Wyświetl Pojedyńczy Post
Stary 26-06-2013, 23:27   #12
uday
 
uday's Avatar
 
Reputacja: 1 uday wkrótce będzie znanyuday wkrótce będzie znanyuday wkrótce będzie znanyuday wkrótce będzie znanyuday wkrótce będzie znanyuday wkrótce będzie znanyuday wkrótce będzie znanyuday wkrótce będzie znanyuday wkrótce będzie znanyuday wkrótce będzie znanyuday wkrótce będzie znany
Po powrocie nad ranem Ashshab zastał dom jakby otoczony aurą ciszy. Nawet psy nie szczekały w tej okolicy. Może wszystkie zostały zjedzone? W końcu to dzielnica biedoty. Nie podobała mu się ta cisza. Była domeną zabójców - jak on, albo Ci co go ścigali. Gwar był znacznie bezpieczniejszy. Na głośnej ulicy nie słychać było ostatniego oddechu. Zaś gdy psy wyły do księżyca nikt nie zwracał uwagi na pisk kobiety. Rusanamani wyciągnął ostrze i wszedł do budynku ostrożnie. Sprawdził wszystkie pomieszczenia, ale zastał tylko trójkę przyprowadzoną przez Hallexa. Uspokoił się, wszedł po cichu na stryszek i zamknął za sobą klapę. Był już zmęczony, a wypite nie-wiadomo-co zaczęło działać. Rozebrał się i położył na swoim materacu.

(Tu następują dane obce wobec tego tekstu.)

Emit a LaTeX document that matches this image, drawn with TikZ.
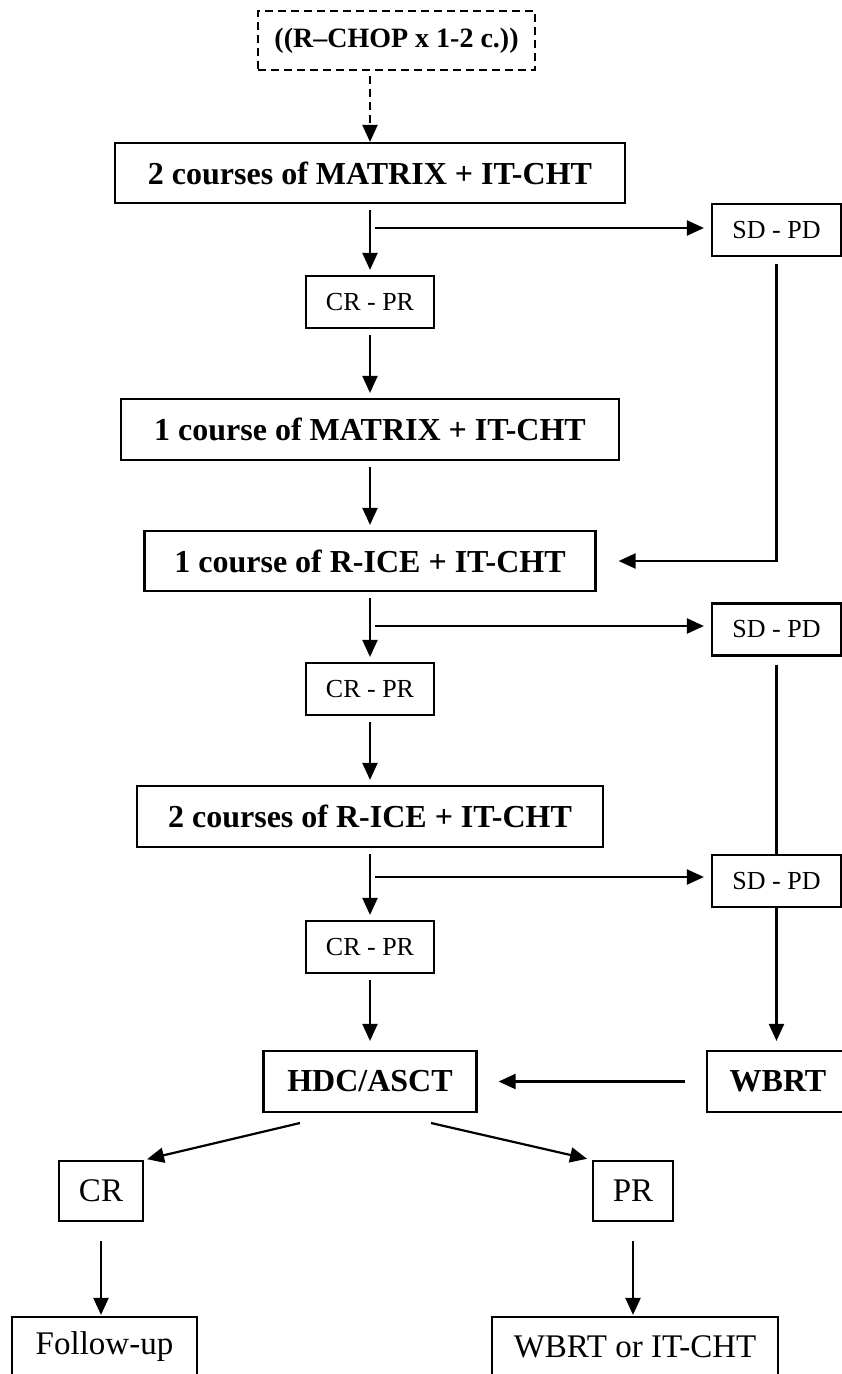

Ashshab zawsze miał lekki sen. Życie w zakonie nauczyło go, że w każdej chwili mogą ich obudzić na ćwiczenia. Późniejsze życie, zwłaszcza ostatni okres pokazały, że lata ćwiczeń były rzeczywiście przydatne. Przemył szybko twarz i zrosił włosy, po czym ubrał się i zszedł na dół akurat, żeby usłyszeć pytania o Banusa. Wchodząc do pomieszczenia z którego dochodziły głosy potargał jeszcze małego po włosach - Zmykaj mały. To sprawy dorosłych. - i poczekał aż ten dobiegnie na górę.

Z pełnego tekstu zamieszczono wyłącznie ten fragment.